Early-semester examples include the University of Massachusetts, which suspended a fraternity while battling 500 new infections, and the University of Virginia, with more than 600 new cases and disciplinary actions against five fraternities.

The University of Kansas temporarily banned from campus all members of five fraternities, and the University of Washington took similar action against dozens of its students who joined fraternity-hosted parties.

Such violations of prohibitions against large public gatherings were largely tied to rushes, fraternities’ traditional beginning-of-semester new member recruitment events.

Rushes “no doubt” fuelled Covid-related rule-breaking and infections at Virginia, the institution’s president, James Ryan, apologetically told an online community forum to discuss the matter.
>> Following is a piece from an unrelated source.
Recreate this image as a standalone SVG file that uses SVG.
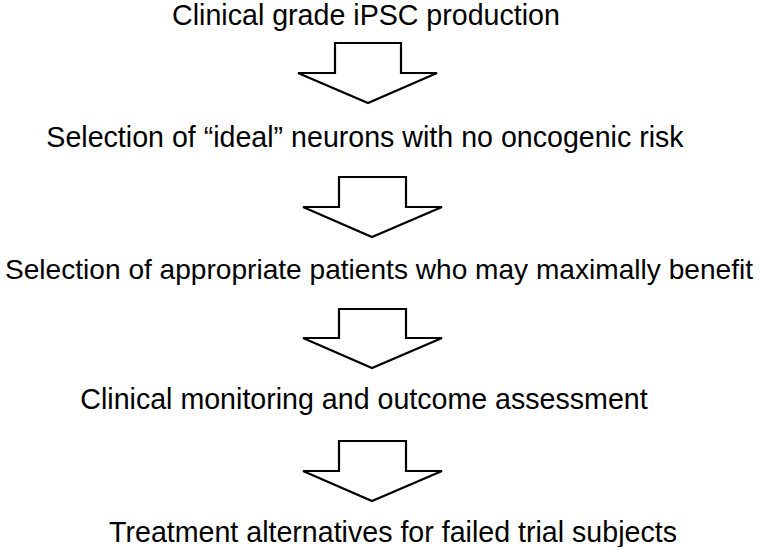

The role of fraternities and sororities in stoking the pandemic, especially at early-semester rush events, became evident last autumn. Institutions with large fraternity-related outbreaks at that time included the University of North Carolina at Chapel Hill, the University of California, Berkeley, the University of Mississippi, and the University of Washington.

One study by state and federal experts, involving the University of Alabama, found that one of the nation’s biggest fraternity and sorority systems was behind 91 per cent of the social gatherings that drove an outbreak of more than 1,000 cases.

So-called Greek systems do not bear all the blame for campus outbreaks. A New York Times tracking project last semester identified more than 85 colleges with at least 1,000 infections and 680 with at least 100. Among those outbreaks, the mass of arriving students, their embrace at local bars, and the insistence of colleges on resuming sports also were seen as major contributors.

Their handling of the pandemic, though, is exacerbating pressure that fraternities and sororities face from within. On several campuses, students – including former members – have been challenging a tradition they see as more interested in personal self-interest than in broad educational and social improvement.

One petition by former fraternity and sorority members at Vanderbilt University has attracted the signatures of more than 1,300 people who regard the Greek system as an outdated domain for perpetuating wealthy white privilege.

The activists cite data showing that fraternities and sororities account for 76 per cent of US senators, 85 per cent of Fortune 500 executives, and 85 per cent of Supreme Court justices since 1910.

Fraternities and sororities see some of the same statistics as positives. Promotional materials by the North American Interfraternity Conference repeatedly emphasise the prospect of graduates converting personal ties from Greek life into career advancement.

The interfraternity conference also cites a new study from the Postsecondary Education Research Center at the University of Tennessee at Knoxville showing that fraternity and sorority members report better mental health and lower rates of depression and anxiety.

In terms of Covid, said Todd Shelton, a spokesman for the interfraternity conference, the vast majority of the 6,000 fraternity chapters across the US are taking public health guidelines seriously.

“While some may struggle with Covid fatigue,” he said, “we fully support holding accountable the handful of chapters and other campus groups alleged to be violating guidelines.”

At the University of Virginia, Professor Ryan told the online community gathering that he deserved blame for trusting fraternities to behave more responsibly. “In hindsight,” he conceded, “perhaps we should have tried harder to discourage all in-person rush events.”